While alkane combustion has been studies extensively in the past, alkene and alkyne combustion has received little attention beyond the short-chain species: ethylene, propene, acetylene, and propyne. Due to remaining relatively uninvestigated, the formation of HCO during alkyne combustion reactions is focused on in this project. This thesis provides both an experimental and theoretical perspective on the reactions of atomic oxygen atoms, O(3P), with the alkynes propargyl alcohol and 3-butyn-1-ol.

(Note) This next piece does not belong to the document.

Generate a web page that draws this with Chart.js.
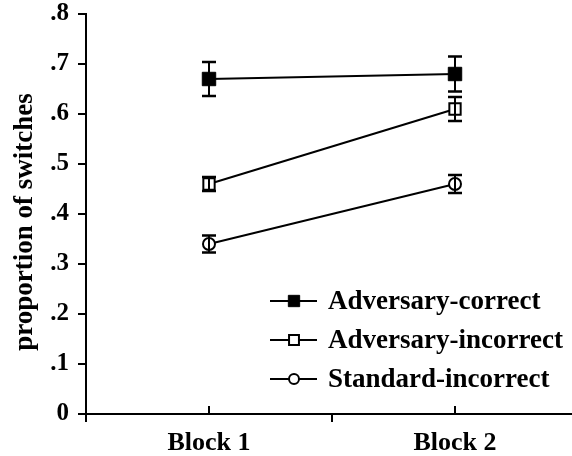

Preliminary experimental studies of alkyne combustion revealed strong variations in HCO absorption intensity across different alkyne species. The most dramatic difference in HCO absorption intensity was observed between the combustion of propyne and propargyl alcohol, where propargyl alcohol gave a much stronger signal for HCO than propyne. Both compounds are three carbon alkynes, with the only difference being the hydroxyl substituent on propargyl alcohol. This study attempts to explain these variations via computational investigation. Utilizing optimization QM methods, potential energy profiles are mapped out to reveal the energetics of reaction pathways that result in the formation of HCO. Isoformyl radical, HOC, is also investigated computationally in this project as it is the higher energy isomer of HCO and may isomerize to the lower energy state.

The computational portion of this study reveals a higher number of HCO/HOC formation pathways for the alcohol-substituted alkynes and focused on the reactions of O(3P) + propargyl alcohol and O(3P) + 3-butyn-1-ol. The experimental portion of this study involves the detection of HCO as it forms during alkyne combustion via Cavity Ring-down Laser Absorption Spectroscopy (CRDLAS).